Audio Basics - Quiet audio recording

Hello all, OK so it is not VFX but as we all know sound will make or break a video/film. I am no expert, in fact I am 100% novice at audio, learning as I go. I wanted to share a tip that I learnt this weekend.

I recorded some speech using a mic at my desk, the end result was a quality recording (in my opinion) that lacked volume, when I transferred it to my phone and played it back it was barely audible. Therefore, I did a bit of googling to work out how when you switch on the radio or the telly most stuff sounds the same across the channels.
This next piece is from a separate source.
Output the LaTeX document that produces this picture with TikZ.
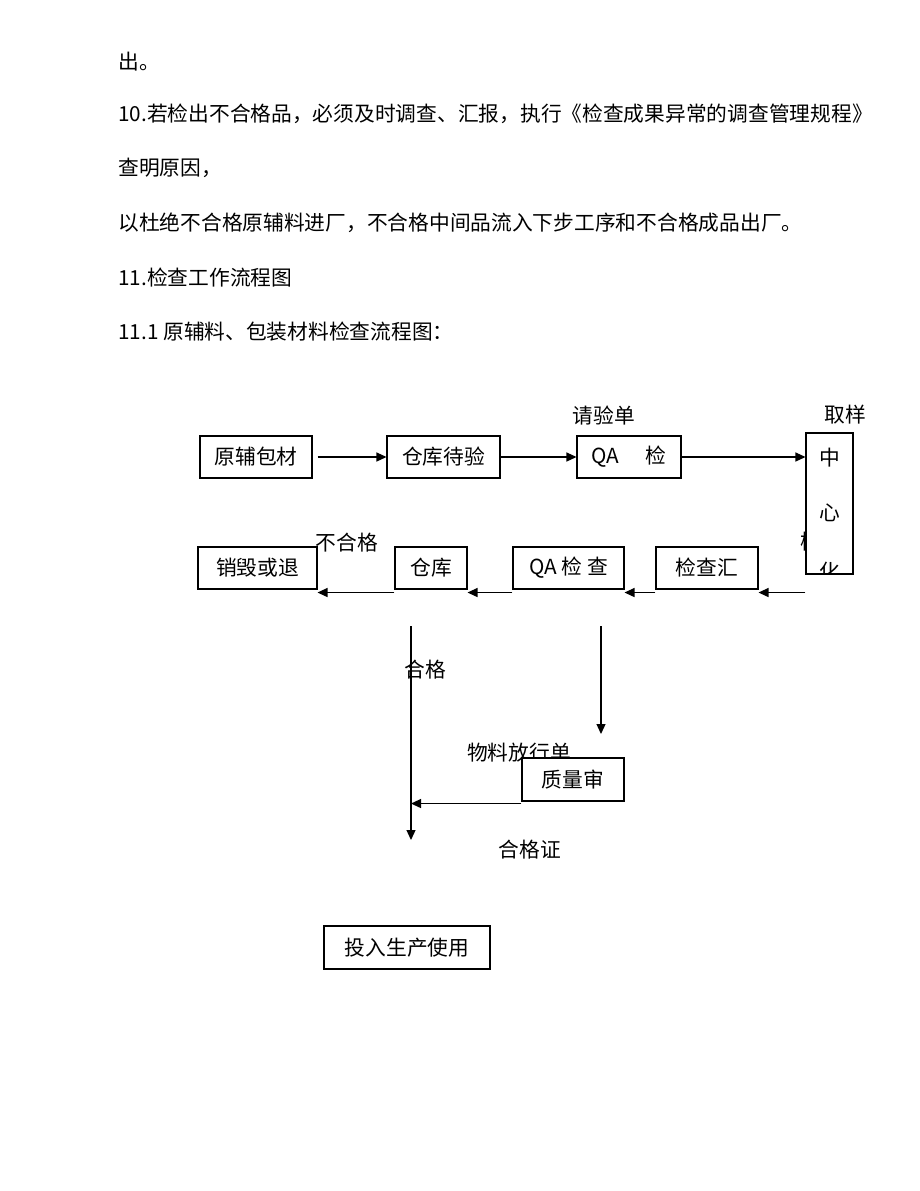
\documentclass[tikz,border=0pt]{standalone}
\usepackage{fontspec}
\setmainfont{Noto Sans CJK SC}
\usepackage{tikz}
\usetikzlibrary{positioning, arrows.meta}

\tikzset{
    every node/.style={font=\fontsize{11.8}{14}\selectfont},
    box/.style={draw, line width=0.6pt, fill=white, inner sep=0pt, minimum height=0.84cm},
    txt/.style={inner sep=0pt},
    flow/.style={line width=0.7pt, -{Triangle[length=0.2cm, width=0.18cm]}},
}

\begin{document}
\begin{tikzpicture}[x=0.02cm, y=-0.02cm]
            \useasboundingbox (0, 0) rectangle (920, 1191);

            \node[txt, anchor=west] (p1) at (118, 62) {出。};
            \node[txt, anchor=west] (p2) at (118, 114) {10.若检出不合格品，必须及时调查、汇报，执行《检查成果异常的调查管理规程》};
            \node[txt, anchor=west] (p3) at (118, 168) {查明原因，};
            \node[txt, anchor=west] (p4) at (118, 223) {以杜绝不合格原辅料进厂，不合格中间品流入下步工序和不合格成品出厂。};
            \node[txt, anchor=west] (p5) at (118, 278) {11.检查工作流程图};
            \node[txt, anchor=west] (p6) at (118, 332) {11.1 原辅料、包装材料检查流程图：};

            \node[txt] (qyd) at (604, 416) {请验单};
            \node[txt] (qy) at (845, 415) {取样};
            \node[txt] (bhg) at (347, 543) {不合格};
            \node[txt] (jy) at (811, 542) {检};
            \node[txt] (wlfx) at (519, 753) {物料放行单};
            \node[txt] (hgz) at (530, 850) {合格证};

            \node[box, minimum width=2.24cm] (yuan) at (256, 457) {原辅包材};
            \node[box, minimum width=2.26cm] (daiyan) at (443.5, 457) {仓库待验};
            \node[box, minimum width=2.08cm] (qa) at (629, 457) {QA\hspace{0.52cm}检};
            \node[box, minimum width=0.94cm, minimum height=2.82cm] (zx) at (829.5, 503.5) {};
            \node[txt] (zx1) at (829.5, 458) {中};
            \node[txt] (zx2) at (829.5, 513) {心};
            \begin{scope}
                \clip ([shift={(0.02cm, 0.02cm)}]zx.south west) rectangle ([shift={(-0.02cm, -0.02cm)}]zx.north east);
                \node[txt] (zx3) at (829.5, 572) {化};
            \end{scope}

            \node[box, minimum width=2.38cm] (xh) at (257.5, 568) {销毁或退};
            \node[box, minimum width=1.44cm] (ck) at (431, 568) {仓库};
            \node[box, minimum width=2.22cm] (qajc) at (568.5, 568) {QA 检 查};
            \node[box, minimum width=2.04cm] (jch) at (707, 568) {检查汇};

            \node[txt] (hg) at (425, 670) {合格};
            \node[box, minimum width=2.04cm, minimum height=0.86cm] (zl) at (573, 779.5) {质量审};
            \node[box, minimum width=3.32cm, minimum height=0.86cm] (tr) at (407, 947.5) {投入生产使用};

            \coordinate (hgtop) at (411, 626);
            \coordinate (hgend) at (411, 840);
            \coordinate (shtop) at (601, 626);
            \coordinate (shend) at (601, 734);

            \draw[flow, shorten <=0.1cm] (yuan) -- (daiyan);
            \draw[flow] (daiyan) -- (qa);
            \draw[flow] (qa.east) -- (qa.east -| zx.west);
            \draw[flow] ([yshift=-0.06cm]jch.south east -| zx.west) -- ([yshift=-0.06cm]jch.south east);
            \draw[flow] ([yshift=-0.06cm]jch.south west) -- ([yshift=-0.06cm]qajc.south east);
            \draw[flow] ([yshift=-0.06cm]qajc.south west) -- ([yshift=-0.06cm]ck.south east);
            \draw[flow] ([yshift=-0.06cm]ck.south west) -- ([yshift=-0.06cm]xh.south east);
            \draw[flow] (hgtop) -- (hgend);
            \draw[flow] (shtop) -- (shend);
            \draw[flow] ([yshift=-0.04cm]zl.south west) -- ([yshift=-0.04cm]zl.south west -| hgtop);
        \end{tikzpicture}
\end{document}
How this works I am not very clear on, but what I did find out was the following.

When you view your recording in say Audacity you see a wave form, the peaks represent the audio signal, if your waveform is small your audio will be quite and if it is large it will be loud. To large and you get popping or bits blown out, basically not a good recording and the audio is lost. So how did I fix it? I used two tools in Audacity. First I ‘Normalised’ it, this with default settings increased the volume of the sample a fair bit and on its own would probable do. However, I wanted it a bit louder so I then used ‘Amplify’ which I experimented with +DBs. Basically to much and you loose the top end peaks (blown out), so I started at +5.0 which was too much and settled for +2.5 which was acceptable. Once I saved it out and transferred to my phone, it played back at an acceptable level.

If someone knows what this process is called (Normalisation?) then please share.





  • @Andy001z "Normalization" is an audio transformation where gain (increased volume) is applied to the waveform in order to raise either the AVERAGE or PEAK (RMS) volume (depending on your settings) to a predefined level.

    Normalizing a PEAK value usually doesn't have much of an effect on the overall loudness of a waveform and would be used near the end of the mastering process to bring your loudest peaks up to the maximum allowed level.

    Normalizing the RMS value will obviously increase the amplitude of the waveform, but RMS normalization can bring your peak audio over max, resulting in clipping of the waveform. However, most audio editors do provide the option to add compression to prevent clipping.

    Speaking of "Compression," This is actually the tool I would recommend you use to boost quiet audio before normalization.

    Let's back up a minute. To slightly oversimplify here, audio is represented by a waveform ranging from -infinite dB (no audio) to 0dB (the maximum level a DAW allows. In the real world the dynamic range (maximum aplitude range) is limited by several factors, including word-length of sample (8/16/24-bit). For CD quality audio (44.1kHz, 16-bit) this range is about 90dB(SPL, aka dBa. dBv is a power measure, and we're not talking about it, although it's a different thing. i did say I was simplifying). Therefore the basic values of CD quality audio are -90dB to 0dB.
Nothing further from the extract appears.